ENTRIES SUPPLIED
━━━━━━━━━━━━━━━━
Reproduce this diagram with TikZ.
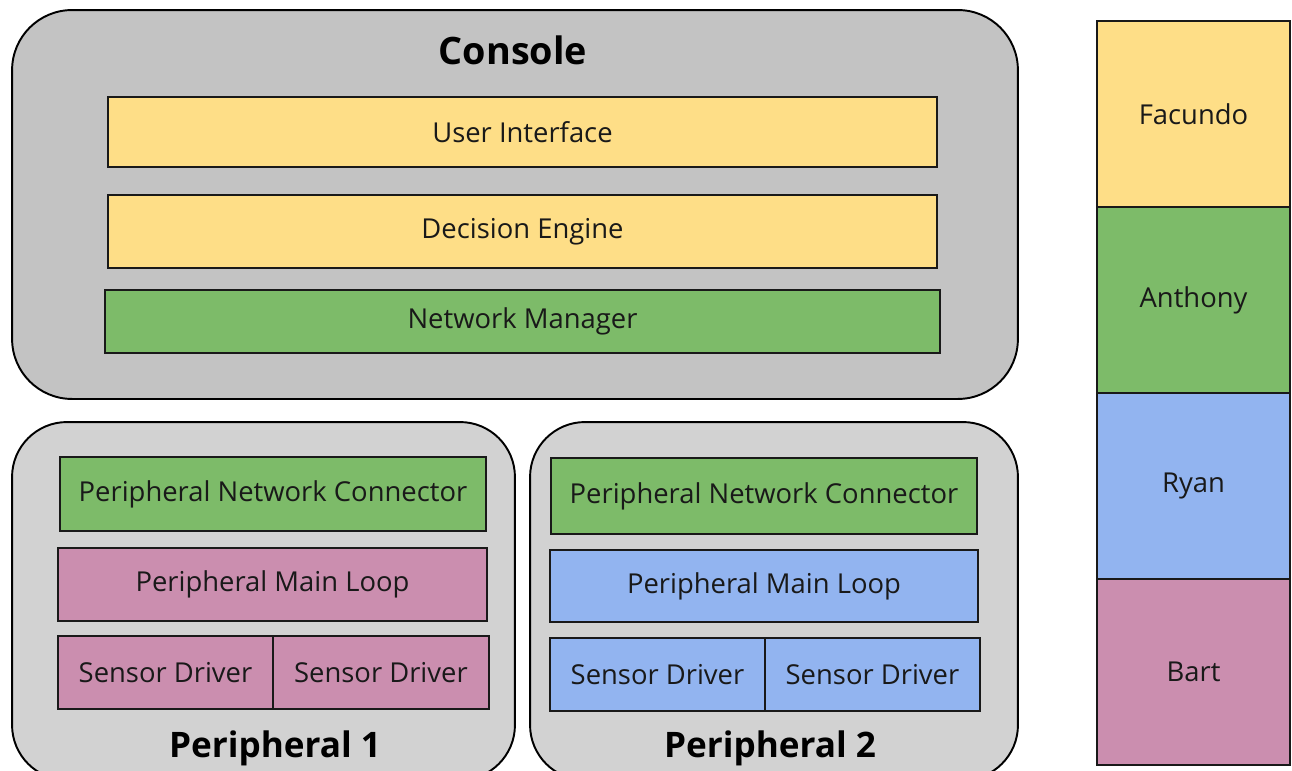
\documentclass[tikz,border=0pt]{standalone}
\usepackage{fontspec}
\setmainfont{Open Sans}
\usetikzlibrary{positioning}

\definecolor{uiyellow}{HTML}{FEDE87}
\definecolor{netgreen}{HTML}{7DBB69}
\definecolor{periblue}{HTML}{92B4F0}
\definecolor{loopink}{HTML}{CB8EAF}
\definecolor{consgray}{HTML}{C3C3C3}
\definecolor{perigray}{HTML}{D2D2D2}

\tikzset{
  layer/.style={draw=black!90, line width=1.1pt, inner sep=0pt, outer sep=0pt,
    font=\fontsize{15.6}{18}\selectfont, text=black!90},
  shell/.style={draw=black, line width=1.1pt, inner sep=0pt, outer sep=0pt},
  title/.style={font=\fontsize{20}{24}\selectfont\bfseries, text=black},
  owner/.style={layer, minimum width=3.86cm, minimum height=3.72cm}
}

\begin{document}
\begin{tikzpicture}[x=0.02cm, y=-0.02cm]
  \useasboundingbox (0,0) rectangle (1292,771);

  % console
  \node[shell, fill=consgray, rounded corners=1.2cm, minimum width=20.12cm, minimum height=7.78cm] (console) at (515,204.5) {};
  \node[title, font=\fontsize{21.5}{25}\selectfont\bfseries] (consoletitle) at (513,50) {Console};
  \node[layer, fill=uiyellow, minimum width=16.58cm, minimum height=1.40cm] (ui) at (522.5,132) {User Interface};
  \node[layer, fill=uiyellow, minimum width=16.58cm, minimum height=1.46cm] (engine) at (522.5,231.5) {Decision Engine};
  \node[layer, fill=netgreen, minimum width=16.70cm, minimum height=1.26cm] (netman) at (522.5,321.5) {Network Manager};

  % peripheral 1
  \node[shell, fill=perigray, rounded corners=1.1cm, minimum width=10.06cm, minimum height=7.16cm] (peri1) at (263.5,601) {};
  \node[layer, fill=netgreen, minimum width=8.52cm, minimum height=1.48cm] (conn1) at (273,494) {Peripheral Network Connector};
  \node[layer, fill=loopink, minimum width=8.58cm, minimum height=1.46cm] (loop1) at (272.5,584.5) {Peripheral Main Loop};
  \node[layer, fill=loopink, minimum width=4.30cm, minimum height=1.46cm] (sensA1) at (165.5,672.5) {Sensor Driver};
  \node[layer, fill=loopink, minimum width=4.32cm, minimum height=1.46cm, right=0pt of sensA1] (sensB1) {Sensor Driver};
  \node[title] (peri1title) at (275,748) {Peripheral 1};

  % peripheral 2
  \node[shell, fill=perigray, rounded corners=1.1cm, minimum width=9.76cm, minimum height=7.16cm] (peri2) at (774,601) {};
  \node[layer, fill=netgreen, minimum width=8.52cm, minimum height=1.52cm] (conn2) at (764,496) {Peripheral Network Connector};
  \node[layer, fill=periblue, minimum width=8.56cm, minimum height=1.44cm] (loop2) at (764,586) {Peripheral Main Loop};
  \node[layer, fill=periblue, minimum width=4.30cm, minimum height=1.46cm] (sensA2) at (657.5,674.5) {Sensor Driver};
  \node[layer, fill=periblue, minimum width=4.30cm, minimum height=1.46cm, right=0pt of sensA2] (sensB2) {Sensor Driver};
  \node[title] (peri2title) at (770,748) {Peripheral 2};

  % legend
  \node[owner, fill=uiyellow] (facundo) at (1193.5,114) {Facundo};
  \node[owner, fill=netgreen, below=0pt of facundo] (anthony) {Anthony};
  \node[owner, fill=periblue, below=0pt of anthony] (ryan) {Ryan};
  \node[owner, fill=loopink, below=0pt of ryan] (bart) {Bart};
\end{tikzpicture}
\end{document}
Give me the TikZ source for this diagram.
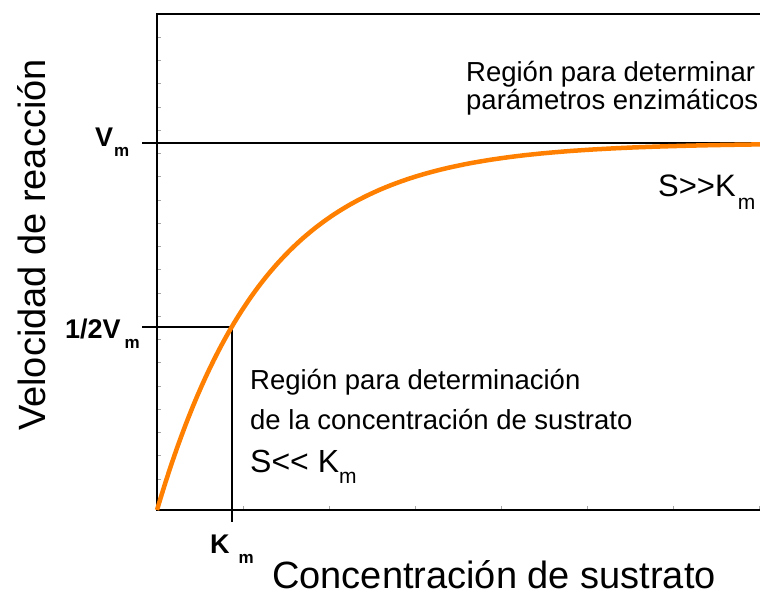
━━━━━━━━━━━━━━━━
Write out the whole listing exactly, and drop the pictures.

EXERCISE RESPONSE
Reproduce this diagram with TikZ.
\documentclass[tikz,border=0pt]{standalone}
\usepackage{fontspec}
\setmainfont{Open Sans}
\usetikzlibrary{positioning}

\definecolor{uiyellow}{HTML}{FEDE87}
\definecolor{netgreen}{HTML}{7DBB69}
\definecolor{periblue}{HTML}{92B4F0}
\definecolor{loopink}{HTML}{CB8EAF}
\definecolor{consgray}{HTML}{C3C3C3}
\definecolor{perigray}{HTML}{D2D2D2}

\tikzset{
  layer/.style={draw=black!90, line width=1.1pt, inner sep=0pt, outer sep=0pt,
    font=\fontsize{15.6}{18}\selectfont, text=black!90},
  shell/.style={draw=black, line width=1.1pt, inner sep=0pt, outer sep=0pt},
  title/.style={font=\fontsize{20}{24}\selectfont\bfseries, text=black},
  owner/.style={layer, minimum width=3.86cm, minimum height=3.72cm}
}

\begin{document}
\begin{tikzpicture}[x=0.02cm, y=-0.02cm]
  \useasboundingbox (0,0) rectangle (1292,771);

  % console
  \node[shell, fill=consgray, rounded corners=1.2cm, minimum width=20.12cm, minimum height=7.78cm] (console) at (515,204.5) {};
  \node[title, font=\fontsize{21.5}{25}\selectfont\bfseries] (consoletitle) at (513,50) {Console};
  \node[layer, fill=uiyellow, minimum width=16.58cm, minimum height=1.40cm] (ui) at (522.5,132) {User Interface};
  \node[layer, fill=uiyellow, minimum width=16.58cm, minimum height=1.46cm] (engine) at (522.5,231.5) {Decision Engine};
  \node[layer, fill=netgreen, minimum width=16.70cm, minimum height=1.26cm] (netman) at (522.5,321.5) {Network Manager};

  % peripheral 1
  \node[shell, fill=perigray, rounded corners=1.1cm, minimum width=10.06cm, minimum height=7.16cm] (peri1) at (263.5,601) {};
  \node[layer, fill=netgreen, minimum width=8.52cm, minimum height=1.48cm] (conn1) at (273,494) {Peripheral Network Connector};
  \node[layer, fill=loopink, minimum width=8.58cm, minimum height=1.46cm] (loop1) at (272.5,584.5) {Peripheral Main Loop};
  \node[layer, fill=loopink, minimum width=4.30cm, minimum height=1.46cm] (sensA1) at (165.5,672.5) {Sensor Driver};
  \node[layer, fill=loopink, minimum width=4.32cm, minimum height=1.46cm, right=0pt of sensA1] (sensB1) {Sensor Driver};
  \node[title] (peri1title) at (275,748) {Peripheral 1};

  % peripheral 2
  \node[shell, fill=perigray, rounded corners=1.1cm, minimum width=9.76cm, minimum height=7.16cm] (peri2) at (774,601) {};
  \node[layer, fill=netgreen, minimum width=8.52cm, minimum height=1.52cm] (conn2) at (764,496) {Peripheral Network Connector};
  \node[layer, fill=periblue, minimum width=8.56cm, minimum height=1.44cm] (loop2) at (764,586) {Peripheral Main Loop};
  \node[layer, fill=periblue, minimum width=4.30cm, minimum height=1.46cm] (sensA2) at (657.5,674.5) {Sensor Driver};
  \node[layer, fill=periblue, minimum width=4.30cm, minimum height=1.46cm, right=0pt of sensA2] (sensB2) {Sensor Driver};
  \node[title] (peri2title) at (770,748) {Peripheral 2};

  % legend
  \node[owner, fill=uiyellow] (facundo) at (1193.5,114) {Facundo};
  \node[owner, fill=netgreen, below=0pt of facundo] (anthony) {Anthony};
  \node[owner, fill=periblue, below=0pt of anthony] (ryan) {Ryan};
  \node[owner, fill=loopink, below=0pt of ryan] (bart) {Bart};
\end{tikzpicture}
\end{document}
Give me the TikZ source for this diagram.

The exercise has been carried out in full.